**Exercise**
Copy the material below verbatim from the line with "Recreate this image" to the line with "(39,1585) -- cycle;", both lines included, omitting pictures and every line outside that range.

**Data provided**

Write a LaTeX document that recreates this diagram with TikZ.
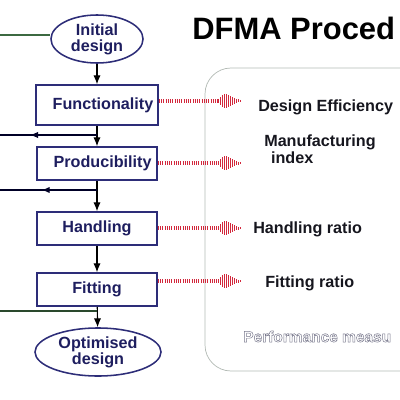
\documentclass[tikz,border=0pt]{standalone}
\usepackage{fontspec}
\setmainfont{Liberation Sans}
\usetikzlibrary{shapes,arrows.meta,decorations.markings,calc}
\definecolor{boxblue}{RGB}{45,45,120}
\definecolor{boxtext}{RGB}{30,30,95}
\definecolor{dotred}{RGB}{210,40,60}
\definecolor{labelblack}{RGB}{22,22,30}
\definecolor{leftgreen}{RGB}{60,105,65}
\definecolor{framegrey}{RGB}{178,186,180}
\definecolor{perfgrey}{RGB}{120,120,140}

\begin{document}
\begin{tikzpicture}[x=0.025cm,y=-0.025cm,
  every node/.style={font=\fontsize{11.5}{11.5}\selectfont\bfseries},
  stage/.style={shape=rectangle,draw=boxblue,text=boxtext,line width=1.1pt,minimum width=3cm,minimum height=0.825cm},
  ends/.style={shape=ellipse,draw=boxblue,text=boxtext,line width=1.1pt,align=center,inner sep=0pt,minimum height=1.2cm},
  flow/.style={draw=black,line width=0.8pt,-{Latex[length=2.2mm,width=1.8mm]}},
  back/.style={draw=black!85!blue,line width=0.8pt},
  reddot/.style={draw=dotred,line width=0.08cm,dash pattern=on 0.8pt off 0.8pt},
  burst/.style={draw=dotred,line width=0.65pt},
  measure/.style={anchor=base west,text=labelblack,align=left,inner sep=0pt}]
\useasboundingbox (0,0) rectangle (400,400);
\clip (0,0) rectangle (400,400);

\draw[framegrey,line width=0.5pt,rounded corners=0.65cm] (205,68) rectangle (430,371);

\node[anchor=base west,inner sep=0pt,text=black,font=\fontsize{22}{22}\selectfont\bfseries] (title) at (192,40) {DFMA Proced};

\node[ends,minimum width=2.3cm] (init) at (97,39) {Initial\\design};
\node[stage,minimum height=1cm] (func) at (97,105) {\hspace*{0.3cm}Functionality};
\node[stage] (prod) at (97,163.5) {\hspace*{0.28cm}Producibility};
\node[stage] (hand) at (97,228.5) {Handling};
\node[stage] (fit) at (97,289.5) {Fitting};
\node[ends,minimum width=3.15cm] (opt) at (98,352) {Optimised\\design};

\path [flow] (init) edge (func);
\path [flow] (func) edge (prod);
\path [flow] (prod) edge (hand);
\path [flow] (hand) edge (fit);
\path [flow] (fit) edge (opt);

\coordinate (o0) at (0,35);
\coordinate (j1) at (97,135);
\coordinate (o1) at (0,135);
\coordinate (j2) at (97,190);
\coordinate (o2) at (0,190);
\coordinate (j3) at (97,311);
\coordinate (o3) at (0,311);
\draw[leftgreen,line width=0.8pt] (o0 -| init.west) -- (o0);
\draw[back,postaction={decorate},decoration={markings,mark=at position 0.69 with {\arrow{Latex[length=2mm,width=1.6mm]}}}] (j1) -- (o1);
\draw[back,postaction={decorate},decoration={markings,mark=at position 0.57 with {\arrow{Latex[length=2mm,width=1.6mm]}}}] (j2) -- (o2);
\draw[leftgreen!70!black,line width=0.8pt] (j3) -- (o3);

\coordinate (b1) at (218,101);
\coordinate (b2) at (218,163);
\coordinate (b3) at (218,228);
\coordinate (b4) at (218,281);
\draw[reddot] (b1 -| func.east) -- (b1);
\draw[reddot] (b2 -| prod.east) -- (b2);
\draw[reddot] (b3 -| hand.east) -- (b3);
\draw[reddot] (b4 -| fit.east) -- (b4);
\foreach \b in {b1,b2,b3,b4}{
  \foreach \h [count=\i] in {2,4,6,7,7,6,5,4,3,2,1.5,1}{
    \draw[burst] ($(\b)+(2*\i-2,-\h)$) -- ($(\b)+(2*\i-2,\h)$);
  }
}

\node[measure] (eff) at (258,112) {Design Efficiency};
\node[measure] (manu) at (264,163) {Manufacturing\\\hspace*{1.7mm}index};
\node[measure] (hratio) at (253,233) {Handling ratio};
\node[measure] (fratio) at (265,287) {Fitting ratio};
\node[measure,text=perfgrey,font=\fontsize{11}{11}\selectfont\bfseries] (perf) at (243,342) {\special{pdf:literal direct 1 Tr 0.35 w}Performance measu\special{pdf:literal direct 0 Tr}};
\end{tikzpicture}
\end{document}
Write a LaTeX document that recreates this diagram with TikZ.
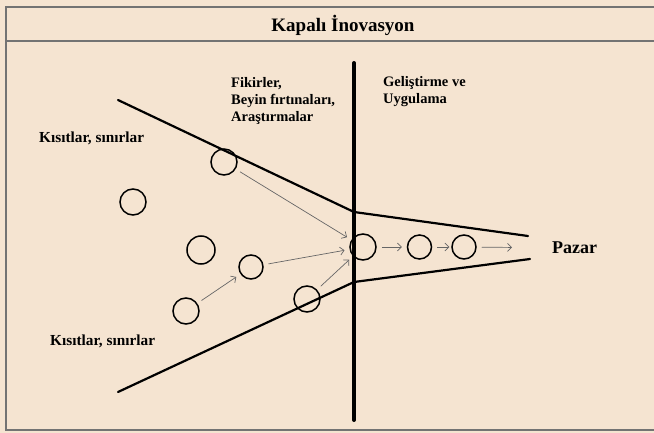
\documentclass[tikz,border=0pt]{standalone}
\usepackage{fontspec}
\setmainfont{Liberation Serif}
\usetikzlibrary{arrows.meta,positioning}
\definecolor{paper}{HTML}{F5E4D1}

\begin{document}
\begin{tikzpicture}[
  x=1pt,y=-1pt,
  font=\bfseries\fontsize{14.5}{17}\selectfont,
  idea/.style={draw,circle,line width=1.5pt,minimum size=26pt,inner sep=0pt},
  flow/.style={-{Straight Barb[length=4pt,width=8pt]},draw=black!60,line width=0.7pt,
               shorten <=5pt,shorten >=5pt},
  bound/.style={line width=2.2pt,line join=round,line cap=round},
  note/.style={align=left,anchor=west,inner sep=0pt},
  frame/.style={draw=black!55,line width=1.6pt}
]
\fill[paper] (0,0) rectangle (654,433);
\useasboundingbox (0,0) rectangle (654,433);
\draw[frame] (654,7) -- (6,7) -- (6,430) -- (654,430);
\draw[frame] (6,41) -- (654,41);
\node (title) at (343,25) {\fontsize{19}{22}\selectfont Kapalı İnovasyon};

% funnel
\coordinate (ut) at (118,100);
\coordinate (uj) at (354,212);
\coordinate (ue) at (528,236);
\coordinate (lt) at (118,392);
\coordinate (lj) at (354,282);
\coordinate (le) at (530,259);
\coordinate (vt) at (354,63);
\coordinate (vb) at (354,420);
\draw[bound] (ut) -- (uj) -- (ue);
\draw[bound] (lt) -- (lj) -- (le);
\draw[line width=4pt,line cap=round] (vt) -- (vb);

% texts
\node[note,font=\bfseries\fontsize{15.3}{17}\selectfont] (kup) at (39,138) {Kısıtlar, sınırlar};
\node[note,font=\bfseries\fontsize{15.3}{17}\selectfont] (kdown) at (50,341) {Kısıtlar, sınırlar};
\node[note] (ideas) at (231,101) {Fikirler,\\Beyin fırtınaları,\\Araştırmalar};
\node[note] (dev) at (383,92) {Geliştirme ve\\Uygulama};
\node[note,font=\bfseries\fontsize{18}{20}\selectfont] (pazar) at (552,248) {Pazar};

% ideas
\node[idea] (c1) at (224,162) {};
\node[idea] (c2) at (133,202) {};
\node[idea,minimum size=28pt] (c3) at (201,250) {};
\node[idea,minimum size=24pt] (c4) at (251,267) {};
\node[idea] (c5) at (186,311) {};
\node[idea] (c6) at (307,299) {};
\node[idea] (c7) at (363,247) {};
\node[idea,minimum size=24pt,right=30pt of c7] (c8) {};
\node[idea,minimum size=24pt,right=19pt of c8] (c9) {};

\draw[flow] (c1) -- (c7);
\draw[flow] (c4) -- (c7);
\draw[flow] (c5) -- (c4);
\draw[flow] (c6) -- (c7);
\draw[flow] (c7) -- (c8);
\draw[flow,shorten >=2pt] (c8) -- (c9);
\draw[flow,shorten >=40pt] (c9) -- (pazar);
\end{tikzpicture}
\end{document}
==
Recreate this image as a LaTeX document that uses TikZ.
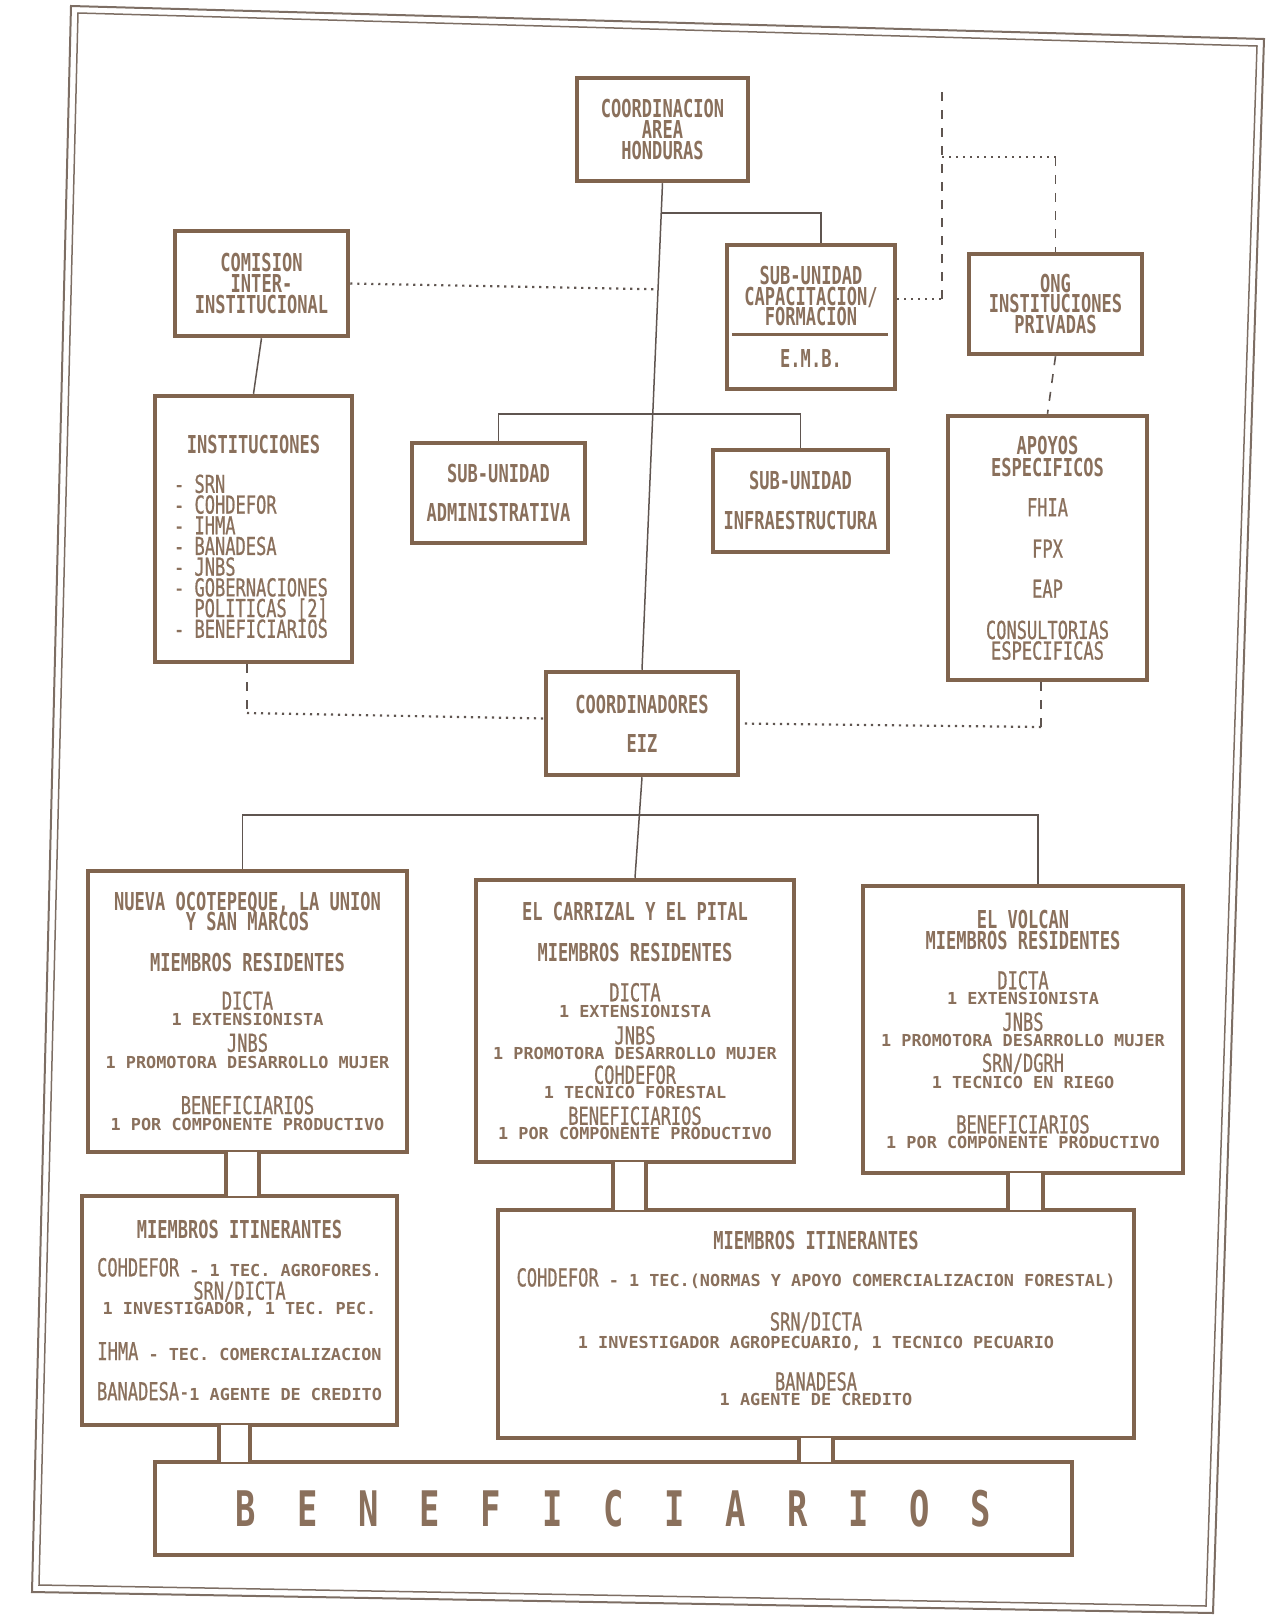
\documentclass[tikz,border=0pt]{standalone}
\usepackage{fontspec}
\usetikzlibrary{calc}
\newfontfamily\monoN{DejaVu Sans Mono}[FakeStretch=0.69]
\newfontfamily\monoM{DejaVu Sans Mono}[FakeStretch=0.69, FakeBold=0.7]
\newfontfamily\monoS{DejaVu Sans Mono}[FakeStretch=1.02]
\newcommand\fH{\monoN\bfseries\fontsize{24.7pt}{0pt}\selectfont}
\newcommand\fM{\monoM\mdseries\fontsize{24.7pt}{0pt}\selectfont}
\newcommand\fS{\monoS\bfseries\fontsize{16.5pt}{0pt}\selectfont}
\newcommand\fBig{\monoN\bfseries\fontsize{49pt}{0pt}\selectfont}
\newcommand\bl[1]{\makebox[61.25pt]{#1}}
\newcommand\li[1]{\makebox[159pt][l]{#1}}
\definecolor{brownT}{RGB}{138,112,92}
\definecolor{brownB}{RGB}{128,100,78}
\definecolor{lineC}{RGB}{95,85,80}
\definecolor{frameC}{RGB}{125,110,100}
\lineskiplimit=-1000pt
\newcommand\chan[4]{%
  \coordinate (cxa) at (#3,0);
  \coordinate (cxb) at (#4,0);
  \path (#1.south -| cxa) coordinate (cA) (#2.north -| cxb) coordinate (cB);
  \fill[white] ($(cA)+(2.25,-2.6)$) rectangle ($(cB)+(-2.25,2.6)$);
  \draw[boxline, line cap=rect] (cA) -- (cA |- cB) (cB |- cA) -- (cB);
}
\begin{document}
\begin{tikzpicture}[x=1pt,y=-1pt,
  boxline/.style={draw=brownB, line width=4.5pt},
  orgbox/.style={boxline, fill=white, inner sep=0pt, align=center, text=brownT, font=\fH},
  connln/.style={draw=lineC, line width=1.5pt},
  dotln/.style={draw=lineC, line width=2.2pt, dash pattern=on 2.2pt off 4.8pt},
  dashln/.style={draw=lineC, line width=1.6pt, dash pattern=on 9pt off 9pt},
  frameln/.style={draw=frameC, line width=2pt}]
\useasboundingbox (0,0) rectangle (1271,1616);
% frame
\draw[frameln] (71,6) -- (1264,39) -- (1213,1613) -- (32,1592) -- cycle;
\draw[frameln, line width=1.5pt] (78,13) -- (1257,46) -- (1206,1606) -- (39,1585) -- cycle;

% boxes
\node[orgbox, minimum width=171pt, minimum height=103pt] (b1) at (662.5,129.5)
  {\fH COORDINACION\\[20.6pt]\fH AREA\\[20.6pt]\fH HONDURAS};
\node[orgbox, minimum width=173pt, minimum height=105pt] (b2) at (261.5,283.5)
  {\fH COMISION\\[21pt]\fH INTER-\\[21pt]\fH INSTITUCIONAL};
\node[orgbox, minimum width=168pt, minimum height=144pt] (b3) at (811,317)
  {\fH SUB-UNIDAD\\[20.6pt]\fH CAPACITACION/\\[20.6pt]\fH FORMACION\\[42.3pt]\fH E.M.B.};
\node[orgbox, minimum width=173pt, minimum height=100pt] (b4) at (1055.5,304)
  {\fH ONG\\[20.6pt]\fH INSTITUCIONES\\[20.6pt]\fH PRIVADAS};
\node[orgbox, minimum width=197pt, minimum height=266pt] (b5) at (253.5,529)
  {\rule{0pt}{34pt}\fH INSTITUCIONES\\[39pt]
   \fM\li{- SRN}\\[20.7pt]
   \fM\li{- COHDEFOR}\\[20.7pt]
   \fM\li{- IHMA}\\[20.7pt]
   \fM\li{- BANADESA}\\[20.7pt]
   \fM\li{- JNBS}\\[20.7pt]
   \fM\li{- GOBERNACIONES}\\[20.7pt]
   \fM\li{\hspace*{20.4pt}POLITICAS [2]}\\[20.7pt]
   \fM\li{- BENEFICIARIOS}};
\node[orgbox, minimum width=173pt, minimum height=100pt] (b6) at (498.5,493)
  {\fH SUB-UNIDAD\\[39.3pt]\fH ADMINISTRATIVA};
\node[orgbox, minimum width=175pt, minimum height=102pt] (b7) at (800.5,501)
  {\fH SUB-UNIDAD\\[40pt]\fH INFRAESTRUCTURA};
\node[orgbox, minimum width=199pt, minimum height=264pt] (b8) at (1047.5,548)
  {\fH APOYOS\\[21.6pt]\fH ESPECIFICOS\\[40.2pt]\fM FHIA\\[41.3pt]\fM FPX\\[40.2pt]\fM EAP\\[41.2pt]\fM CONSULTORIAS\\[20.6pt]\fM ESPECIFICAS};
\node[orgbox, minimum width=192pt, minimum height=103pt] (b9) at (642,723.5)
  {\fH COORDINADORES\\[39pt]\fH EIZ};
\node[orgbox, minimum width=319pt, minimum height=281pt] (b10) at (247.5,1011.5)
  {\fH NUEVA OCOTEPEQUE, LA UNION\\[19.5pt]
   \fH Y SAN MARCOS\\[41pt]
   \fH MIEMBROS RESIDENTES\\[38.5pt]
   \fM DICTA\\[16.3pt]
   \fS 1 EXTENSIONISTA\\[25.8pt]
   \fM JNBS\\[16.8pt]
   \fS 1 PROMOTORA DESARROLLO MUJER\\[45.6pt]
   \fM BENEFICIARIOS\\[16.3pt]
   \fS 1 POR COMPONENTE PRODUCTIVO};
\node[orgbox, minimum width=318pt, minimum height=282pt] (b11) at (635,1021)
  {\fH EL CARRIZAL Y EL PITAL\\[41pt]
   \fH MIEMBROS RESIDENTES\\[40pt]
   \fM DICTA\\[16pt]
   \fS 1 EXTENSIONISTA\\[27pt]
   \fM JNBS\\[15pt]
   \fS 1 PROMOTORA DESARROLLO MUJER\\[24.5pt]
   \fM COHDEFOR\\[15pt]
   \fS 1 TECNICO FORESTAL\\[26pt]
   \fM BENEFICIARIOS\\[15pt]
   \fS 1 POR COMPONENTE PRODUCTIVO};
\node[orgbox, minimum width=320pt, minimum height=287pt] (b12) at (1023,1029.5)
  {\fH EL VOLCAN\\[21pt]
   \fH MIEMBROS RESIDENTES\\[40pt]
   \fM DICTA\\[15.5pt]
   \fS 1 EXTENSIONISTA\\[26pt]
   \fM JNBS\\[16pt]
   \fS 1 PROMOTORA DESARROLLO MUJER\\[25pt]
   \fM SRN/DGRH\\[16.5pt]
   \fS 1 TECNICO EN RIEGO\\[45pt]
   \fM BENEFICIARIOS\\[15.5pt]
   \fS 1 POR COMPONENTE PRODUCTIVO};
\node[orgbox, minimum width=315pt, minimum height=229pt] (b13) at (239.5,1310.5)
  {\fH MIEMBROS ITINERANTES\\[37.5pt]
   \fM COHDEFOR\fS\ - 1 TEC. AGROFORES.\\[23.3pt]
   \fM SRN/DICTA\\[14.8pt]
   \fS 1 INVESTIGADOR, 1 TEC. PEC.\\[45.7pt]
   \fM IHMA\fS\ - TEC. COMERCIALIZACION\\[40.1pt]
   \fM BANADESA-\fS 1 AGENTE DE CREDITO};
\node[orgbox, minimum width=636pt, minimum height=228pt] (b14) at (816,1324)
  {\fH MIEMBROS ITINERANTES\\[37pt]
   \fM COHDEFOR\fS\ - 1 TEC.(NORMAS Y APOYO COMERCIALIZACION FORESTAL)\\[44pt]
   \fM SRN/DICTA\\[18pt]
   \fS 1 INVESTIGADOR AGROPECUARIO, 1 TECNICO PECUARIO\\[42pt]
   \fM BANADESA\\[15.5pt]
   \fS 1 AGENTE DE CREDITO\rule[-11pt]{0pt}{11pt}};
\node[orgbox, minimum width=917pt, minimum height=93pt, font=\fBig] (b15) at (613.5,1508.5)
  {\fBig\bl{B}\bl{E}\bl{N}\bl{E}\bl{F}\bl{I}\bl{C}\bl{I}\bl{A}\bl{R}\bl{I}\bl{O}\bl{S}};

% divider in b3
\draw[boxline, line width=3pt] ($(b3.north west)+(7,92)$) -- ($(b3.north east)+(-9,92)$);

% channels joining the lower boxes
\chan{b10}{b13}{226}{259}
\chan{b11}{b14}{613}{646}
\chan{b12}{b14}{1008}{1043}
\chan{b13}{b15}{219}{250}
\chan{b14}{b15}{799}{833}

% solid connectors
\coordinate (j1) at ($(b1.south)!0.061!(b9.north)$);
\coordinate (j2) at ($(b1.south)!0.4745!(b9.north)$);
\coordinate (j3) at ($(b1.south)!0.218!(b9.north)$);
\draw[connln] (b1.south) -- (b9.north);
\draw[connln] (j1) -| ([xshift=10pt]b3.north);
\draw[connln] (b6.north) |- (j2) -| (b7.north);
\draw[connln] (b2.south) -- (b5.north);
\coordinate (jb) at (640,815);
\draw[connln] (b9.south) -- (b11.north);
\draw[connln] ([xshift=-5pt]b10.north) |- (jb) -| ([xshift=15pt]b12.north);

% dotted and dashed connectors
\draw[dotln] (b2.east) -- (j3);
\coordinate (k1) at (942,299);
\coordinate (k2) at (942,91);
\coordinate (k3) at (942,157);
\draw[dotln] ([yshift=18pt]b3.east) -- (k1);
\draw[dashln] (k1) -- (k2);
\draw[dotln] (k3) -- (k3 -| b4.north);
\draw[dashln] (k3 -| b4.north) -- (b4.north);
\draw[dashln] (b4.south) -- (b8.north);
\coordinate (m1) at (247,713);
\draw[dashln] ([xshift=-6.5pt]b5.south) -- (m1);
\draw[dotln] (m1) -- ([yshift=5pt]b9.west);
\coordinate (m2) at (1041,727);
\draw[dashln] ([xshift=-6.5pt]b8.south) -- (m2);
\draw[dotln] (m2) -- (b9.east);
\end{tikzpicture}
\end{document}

**Exercise result**
Recreate this image as a LaTeX document that uses TikZ.
\documentclass[tikz,border=0pt]{standalone}
\usepackage{fontspec}
\usetikzlibrary{calc}
\newfontfamily\monoN{DejaVu Sans Mono}[FakeStretch=0.69]
\newfontfamily\monoM{DejaVu Sans Mono}[FakeStretch=0.69, FakeBold=0.7]
\newfontfamily\monoS{DejaVu Sans Mono}[FakeStretch=1.02]
\newcommand\fH{\monoN\bfseries\fontsize{24.7pt}{0pt}\selectfont}
\newcommand\fM{\monoM\mdseries\fontsize{24.7pt}{0pt}\selectfont}
\newcommand\fS{\monoS\bfseries\fontsize{16.5pt}{0pt}\selectfont}
\newcommand\fBig{\monoN\bfseries\fontsize{49pt}{0pt}\selectfont}
\newcommand\bl[1]{\makebox[61.25pt]{#1}}
\newcommand\li[1]{\makebox[159pt][l]{#1}}
\definecolor{brownT}{RGB}{138,112,92}
\definecolor{brownB}{RGB}{128,100,78}
\definecolor{lineC}{RGB}{95,85,80}
\definecolor{frameC}{RGB}{125,110,100}
\lineskiplimit=-1000pt
\newcommand\chan[4]{%
  \coordinate (cxa) at (#3,0);
  \coordinate (cxb) at (#4,0);
  \path (#1.south -| cxa) coordinate (cA) (#2.north -| cxb) coordinate (cB);
  \fill[white] ($(cA)+(2.25,-2.6)$) rectangle ($(cB)+(-2.25,2.6)$);
  \draw[boxline, line cap=rect] (cA) -- (cA |- cB) (cB |- cA) -- (cB);
}
\begin{document}
\begin{tikzpicture}[x=1pt,y=-1pt,
  boxline/.style={draw=brownB, line width=4.5pt},
  orgbox/.style={boxline, fill=white, inner sep=0pt, align=center, text=brownT, font=\fH},
  connln/.style={draw=lineC, line width=1.5pt},
  dotln/.style={draw=lineC, line width=2.2pt, dash pattern=on 2.2pt off 4.8pt},
  dashln/.style={draw=lineC, line width=1.6pt, dash pattern=on 9pt off 9pt},
  frameln/.style={draw=frameC, line width=2pt}]
\useasboundingbox (0,0) rectangle (1271,1616);
% frame
\draw[frameln] (71,6) -- (1264,39) -- (1213,1613) -- (32,1592) -- cycle;
\draw[frameln, line width=1.5pt] (78,13) -- (1257,46) -- (1206,1606) -- (39,1585) -- cycle;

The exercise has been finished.